Leaving out all pictures, please print only the lines from the one containing "Recreate this image" through the one containing "Chart.register(...registerables);".

*** The records

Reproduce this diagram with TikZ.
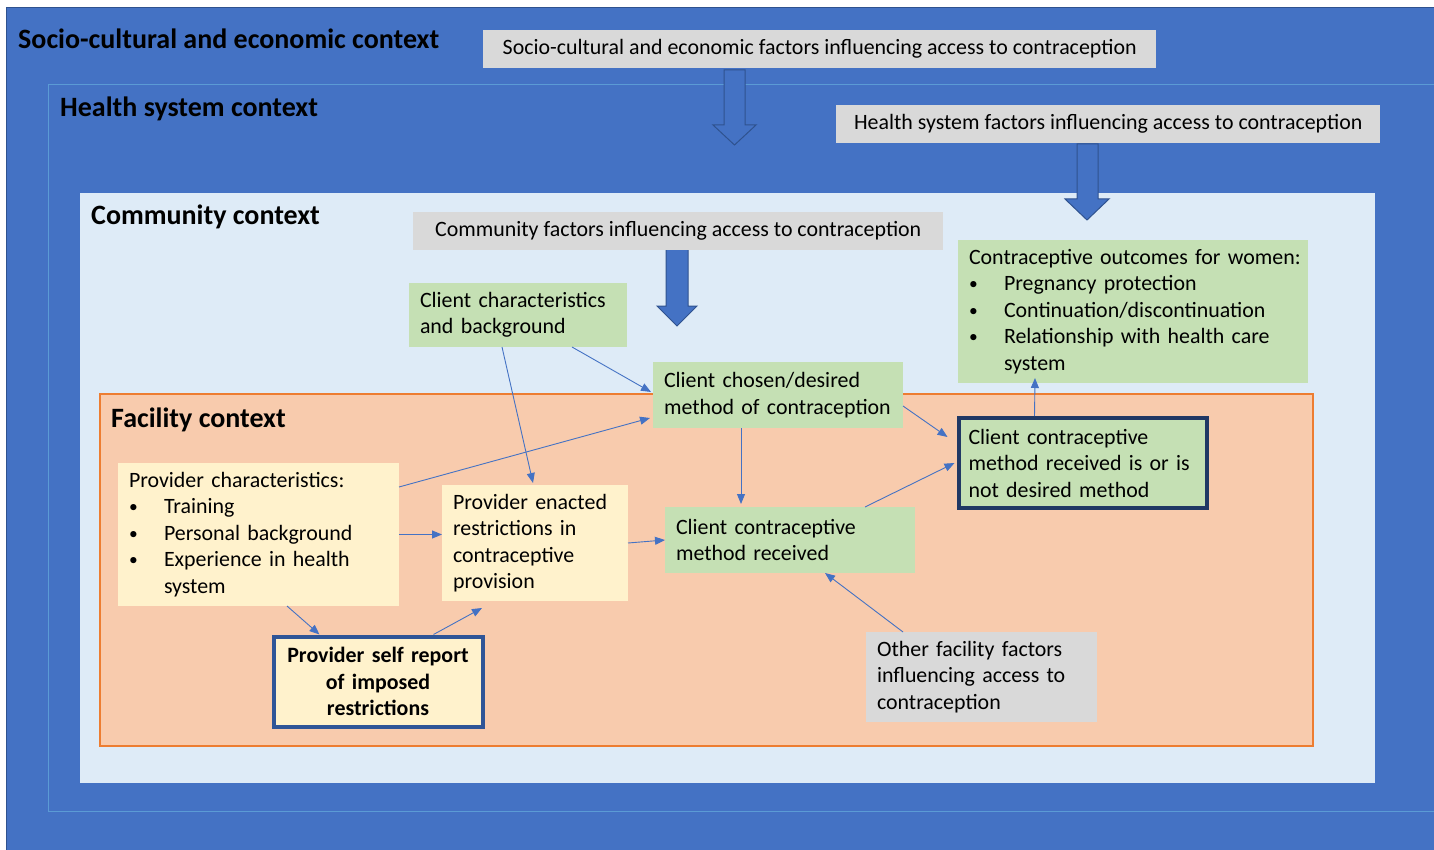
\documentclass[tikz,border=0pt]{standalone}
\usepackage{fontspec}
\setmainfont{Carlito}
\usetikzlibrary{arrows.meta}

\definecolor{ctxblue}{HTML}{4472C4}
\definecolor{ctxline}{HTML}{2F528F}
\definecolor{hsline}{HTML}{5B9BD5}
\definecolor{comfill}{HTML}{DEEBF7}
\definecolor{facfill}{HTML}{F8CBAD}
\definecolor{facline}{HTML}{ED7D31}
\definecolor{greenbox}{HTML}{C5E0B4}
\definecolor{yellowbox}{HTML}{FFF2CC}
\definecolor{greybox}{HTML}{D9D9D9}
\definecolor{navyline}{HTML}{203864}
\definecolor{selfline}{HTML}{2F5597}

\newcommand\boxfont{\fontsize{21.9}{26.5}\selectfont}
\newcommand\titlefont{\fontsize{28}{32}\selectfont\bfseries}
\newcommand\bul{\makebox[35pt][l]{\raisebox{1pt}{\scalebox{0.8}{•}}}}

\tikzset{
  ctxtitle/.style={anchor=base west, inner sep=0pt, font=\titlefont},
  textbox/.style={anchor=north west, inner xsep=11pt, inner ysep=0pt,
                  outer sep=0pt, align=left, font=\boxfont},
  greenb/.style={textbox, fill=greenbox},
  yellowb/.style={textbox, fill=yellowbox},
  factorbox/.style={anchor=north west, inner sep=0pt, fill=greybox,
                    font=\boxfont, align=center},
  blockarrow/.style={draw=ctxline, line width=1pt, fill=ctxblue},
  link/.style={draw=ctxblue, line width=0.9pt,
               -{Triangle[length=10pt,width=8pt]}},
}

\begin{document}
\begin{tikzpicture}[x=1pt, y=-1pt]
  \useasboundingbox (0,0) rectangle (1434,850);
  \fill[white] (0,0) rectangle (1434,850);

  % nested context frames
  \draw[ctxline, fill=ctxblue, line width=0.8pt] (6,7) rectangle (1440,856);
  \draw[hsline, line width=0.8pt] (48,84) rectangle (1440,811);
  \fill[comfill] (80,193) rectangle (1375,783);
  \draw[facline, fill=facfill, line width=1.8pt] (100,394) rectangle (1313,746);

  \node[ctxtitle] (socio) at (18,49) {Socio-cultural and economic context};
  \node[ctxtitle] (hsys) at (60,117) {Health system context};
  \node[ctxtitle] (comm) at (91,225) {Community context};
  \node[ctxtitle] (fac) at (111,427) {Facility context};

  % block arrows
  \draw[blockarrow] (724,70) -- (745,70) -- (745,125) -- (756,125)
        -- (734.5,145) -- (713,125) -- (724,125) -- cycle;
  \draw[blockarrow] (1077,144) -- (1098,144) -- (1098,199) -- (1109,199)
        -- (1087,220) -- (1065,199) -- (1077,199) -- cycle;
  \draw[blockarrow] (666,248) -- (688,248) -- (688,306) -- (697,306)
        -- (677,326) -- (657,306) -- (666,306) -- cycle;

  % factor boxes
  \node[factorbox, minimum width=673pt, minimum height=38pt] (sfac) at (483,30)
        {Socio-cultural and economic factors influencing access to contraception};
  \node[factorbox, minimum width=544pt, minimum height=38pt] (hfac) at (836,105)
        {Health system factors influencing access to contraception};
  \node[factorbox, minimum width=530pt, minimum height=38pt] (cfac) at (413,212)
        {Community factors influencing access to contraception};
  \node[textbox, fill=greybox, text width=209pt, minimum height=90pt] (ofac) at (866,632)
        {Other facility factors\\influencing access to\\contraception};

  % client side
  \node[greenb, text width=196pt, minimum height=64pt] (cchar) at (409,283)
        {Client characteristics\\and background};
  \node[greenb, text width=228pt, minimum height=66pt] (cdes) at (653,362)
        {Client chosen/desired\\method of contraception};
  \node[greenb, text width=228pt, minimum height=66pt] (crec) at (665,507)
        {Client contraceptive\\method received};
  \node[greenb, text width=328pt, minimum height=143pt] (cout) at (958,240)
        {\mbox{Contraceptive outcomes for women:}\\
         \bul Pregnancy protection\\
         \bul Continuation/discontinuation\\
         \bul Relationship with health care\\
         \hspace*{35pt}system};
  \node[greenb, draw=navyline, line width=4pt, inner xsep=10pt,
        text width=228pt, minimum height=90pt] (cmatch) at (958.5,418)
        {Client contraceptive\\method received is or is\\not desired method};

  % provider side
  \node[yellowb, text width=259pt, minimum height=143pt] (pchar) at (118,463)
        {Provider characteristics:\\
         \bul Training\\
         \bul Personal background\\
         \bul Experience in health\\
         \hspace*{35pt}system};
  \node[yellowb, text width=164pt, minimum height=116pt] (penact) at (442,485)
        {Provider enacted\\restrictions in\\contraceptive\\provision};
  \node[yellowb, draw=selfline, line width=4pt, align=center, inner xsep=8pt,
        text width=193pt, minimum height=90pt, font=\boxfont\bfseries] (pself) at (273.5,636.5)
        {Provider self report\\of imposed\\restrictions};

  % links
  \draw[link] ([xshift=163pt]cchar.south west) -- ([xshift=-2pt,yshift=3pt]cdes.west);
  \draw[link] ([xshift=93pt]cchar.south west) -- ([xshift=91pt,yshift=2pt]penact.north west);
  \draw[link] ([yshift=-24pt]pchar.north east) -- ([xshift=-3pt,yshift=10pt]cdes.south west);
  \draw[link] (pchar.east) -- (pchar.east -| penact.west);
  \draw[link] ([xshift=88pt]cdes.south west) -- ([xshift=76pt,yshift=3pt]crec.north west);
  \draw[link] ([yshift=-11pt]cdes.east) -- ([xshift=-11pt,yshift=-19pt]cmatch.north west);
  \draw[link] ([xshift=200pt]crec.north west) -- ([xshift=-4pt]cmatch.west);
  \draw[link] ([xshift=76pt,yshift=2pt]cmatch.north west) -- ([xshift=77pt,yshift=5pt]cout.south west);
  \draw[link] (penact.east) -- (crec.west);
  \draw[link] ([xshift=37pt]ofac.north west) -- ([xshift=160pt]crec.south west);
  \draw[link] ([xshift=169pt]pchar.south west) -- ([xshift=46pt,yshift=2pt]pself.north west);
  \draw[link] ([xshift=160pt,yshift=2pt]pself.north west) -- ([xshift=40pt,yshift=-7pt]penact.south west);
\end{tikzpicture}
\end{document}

******
*** The records

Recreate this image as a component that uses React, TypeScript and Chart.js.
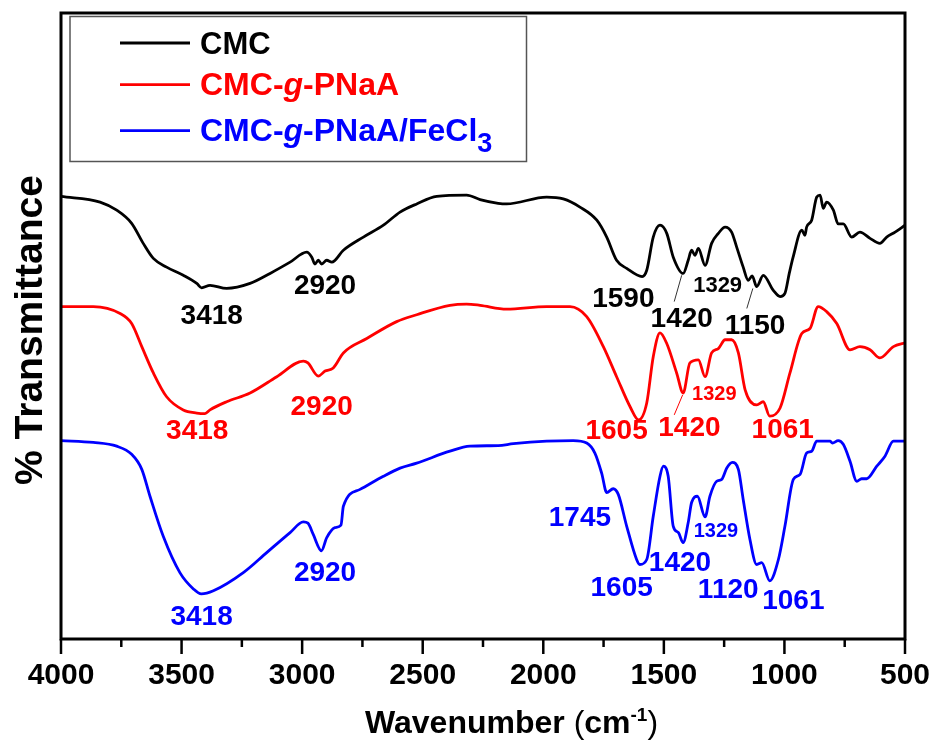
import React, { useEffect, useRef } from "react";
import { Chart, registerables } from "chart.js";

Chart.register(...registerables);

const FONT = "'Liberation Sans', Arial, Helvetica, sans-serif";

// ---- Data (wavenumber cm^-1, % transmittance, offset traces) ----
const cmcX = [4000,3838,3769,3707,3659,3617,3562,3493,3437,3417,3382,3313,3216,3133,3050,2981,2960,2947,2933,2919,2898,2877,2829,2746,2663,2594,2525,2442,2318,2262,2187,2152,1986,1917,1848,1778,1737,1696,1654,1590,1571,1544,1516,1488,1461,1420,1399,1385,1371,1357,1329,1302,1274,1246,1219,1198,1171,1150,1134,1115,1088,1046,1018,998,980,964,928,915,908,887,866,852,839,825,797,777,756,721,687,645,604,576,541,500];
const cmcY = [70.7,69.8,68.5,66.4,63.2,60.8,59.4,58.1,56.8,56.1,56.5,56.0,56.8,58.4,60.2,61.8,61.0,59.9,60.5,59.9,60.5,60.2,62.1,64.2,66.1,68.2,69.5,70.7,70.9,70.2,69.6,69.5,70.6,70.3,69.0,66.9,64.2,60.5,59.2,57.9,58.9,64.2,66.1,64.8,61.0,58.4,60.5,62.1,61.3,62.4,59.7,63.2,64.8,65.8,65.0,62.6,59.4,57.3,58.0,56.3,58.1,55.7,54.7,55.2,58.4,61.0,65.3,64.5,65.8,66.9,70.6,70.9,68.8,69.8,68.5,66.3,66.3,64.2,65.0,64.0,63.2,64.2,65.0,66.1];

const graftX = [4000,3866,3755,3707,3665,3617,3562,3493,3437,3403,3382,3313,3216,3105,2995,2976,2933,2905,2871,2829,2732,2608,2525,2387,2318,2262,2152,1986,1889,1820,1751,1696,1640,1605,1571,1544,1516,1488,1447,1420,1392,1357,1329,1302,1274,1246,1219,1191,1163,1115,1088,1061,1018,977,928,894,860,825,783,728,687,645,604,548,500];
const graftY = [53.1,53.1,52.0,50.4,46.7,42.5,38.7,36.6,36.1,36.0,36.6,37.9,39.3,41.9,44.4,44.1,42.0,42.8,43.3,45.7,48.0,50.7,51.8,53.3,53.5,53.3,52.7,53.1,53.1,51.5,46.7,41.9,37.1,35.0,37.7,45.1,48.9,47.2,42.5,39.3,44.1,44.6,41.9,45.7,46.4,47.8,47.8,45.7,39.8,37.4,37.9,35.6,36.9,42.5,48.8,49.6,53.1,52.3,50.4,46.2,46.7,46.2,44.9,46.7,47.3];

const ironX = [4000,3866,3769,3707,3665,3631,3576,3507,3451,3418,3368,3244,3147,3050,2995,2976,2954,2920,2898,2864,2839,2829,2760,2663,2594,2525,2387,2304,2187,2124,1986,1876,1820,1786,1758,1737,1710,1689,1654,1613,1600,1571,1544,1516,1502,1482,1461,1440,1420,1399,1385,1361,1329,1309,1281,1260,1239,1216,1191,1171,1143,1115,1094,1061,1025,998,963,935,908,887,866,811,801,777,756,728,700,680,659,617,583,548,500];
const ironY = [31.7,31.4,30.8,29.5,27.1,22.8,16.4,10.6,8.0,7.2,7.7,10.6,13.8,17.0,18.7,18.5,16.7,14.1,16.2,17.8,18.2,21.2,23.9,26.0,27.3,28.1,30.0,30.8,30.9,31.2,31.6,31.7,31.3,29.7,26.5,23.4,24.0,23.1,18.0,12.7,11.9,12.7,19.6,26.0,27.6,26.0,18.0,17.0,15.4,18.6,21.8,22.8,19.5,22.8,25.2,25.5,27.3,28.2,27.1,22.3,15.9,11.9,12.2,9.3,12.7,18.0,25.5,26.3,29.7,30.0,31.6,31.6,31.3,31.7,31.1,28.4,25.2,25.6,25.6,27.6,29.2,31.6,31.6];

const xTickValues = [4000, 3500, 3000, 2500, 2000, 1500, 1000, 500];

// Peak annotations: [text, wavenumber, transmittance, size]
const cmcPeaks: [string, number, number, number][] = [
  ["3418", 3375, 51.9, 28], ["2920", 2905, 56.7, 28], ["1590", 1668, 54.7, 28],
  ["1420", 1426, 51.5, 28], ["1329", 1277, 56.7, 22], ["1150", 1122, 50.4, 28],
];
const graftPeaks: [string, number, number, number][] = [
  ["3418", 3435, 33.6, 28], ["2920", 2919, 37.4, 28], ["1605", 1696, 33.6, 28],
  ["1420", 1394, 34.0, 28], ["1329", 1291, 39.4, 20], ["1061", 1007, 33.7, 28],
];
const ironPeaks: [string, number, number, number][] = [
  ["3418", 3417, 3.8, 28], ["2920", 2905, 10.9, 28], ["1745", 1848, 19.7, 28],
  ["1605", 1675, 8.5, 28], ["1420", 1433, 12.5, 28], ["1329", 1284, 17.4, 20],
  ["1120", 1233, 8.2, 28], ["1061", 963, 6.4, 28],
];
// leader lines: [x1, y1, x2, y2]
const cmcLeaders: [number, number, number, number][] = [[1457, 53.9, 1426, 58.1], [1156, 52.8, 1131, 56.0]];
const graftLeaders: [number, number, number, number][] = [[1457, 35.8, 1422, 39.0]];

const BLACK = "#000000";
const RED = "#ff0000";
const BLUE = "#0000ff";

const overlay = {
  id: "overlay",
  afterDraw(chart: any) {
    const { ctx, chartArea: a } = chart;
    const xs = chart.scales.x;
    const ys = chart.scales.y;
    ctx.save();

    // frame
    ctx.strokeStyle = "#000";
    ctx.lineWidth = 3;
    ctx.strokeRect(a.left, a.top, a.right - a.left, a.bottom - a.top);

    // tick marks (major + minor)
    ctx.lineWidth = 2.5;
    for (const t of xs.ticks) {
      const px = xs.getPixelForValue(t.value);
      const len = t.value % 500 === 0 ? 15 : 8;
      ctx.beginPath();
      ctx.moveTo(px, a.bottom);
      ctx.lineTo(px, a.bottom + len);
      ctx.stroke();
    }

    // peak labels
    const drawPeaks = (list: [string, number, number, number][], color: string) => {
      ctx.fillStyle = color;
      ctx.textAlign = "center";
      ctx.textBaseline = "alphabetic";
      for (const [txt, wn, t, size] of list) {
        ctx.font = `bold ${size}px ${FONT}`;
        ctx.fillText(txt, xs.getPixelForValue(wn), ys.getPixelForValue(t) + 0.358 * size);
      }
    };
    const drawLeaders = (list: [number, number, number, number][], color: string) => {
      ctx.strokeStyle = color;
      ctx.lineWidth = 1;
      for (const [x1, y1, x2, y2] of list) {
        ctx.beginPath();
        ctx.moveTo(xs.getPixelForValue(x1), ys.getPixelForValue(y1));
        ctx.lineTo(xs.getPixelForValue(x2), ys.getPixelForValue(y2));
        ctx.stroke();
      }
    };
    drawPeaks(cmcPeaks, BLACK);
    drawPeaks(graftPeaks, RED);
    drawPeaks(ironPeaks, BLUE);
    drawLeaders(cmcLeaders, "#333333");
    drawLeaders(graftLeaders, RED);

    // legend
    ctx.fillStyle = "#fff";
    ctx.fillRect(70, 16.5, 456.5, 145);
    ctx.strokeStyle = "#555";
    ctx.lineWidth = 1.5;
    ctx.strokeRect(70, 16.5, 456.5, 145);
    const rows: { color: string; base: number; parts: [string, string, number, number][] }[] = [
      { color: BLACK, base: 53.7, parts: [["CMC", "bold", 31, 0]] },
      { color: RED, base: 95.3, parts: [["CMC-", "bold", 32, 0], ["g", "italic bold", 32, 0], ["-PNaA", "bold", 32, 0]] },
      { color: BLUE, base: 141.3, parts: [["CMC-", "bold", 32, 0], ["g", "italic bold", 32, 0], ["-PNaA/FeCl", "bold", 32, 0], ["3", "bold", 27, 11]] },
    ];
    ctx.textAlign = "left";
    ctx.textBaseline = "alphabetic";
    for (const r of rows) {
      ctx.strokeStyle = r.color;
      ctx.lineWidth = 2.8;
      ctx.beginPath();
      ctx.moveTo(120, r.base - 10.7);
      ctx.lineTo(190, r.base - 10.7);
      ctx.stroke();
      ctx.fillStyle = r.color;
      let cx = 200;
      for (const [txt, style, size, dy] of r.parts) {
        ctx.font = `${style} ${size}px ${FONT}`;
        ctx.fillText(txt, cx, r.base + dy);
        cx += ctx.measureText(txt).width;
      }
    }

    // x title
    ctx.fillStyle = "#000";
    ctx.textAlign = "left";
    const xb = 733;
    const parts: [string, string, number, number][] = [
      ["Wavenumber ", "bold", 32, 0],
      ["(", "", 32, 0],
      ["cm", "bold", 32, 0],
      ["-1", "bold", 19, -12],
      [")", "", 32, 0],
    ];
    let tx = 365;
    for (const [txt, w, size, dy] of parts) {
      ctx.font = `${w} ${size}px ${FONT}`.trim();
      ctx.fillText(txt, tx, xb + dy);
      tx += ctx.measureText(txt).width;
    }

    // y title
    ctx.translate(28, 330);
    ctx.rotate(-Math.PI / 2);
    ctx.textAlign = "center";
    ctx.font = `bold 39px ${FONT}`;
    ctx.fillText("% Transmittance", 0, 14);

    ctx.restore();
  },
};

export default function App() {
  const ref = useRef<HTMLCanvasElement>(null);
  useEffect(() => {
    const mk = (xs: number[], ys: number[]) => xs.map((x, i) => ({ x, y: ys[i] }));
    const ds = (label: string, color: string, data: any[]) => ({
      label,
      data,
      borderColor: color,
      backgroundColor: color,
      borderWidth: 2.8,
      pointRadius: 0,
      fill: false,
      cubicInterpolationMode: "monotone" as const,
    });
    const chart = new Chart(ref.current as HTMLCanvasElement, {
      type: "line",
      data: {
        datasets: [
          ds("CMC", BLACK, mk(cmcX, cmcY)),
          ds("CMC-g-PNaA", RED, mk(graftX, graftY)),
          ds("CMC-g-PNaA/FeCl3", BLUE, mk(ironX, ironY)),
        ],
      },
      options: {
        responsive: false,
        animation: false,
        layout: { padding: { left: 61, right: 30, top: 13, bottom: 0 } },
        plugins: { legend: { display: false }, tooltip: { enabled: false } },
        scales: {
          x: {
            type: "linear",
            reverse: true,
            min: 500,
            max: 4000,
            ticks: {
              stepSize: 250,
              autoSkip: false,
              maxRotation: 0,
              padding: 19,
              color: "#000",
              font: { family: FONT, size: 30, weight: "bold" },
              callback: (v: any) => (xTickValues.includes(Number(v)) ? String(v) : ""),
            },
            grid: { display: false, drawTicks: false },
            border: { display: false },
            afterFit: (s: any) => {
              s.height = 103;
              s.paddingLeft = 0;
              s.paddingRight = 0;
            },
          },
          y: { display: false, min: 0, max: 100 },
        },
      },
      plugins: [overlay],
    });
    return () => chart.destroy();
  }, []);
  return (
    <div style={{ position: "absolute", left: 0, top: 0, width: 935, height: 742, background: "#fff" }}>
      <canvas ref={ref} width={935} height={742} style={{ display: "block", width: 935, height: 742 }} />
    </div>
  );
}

******

### The output:
Recreate this image as a component that uses React, TypeScript and Chart.js.
import React, { useEffect, useRef } from "react";
import { Chart, registerables } from "chart.js";

Chart.register(...registerables);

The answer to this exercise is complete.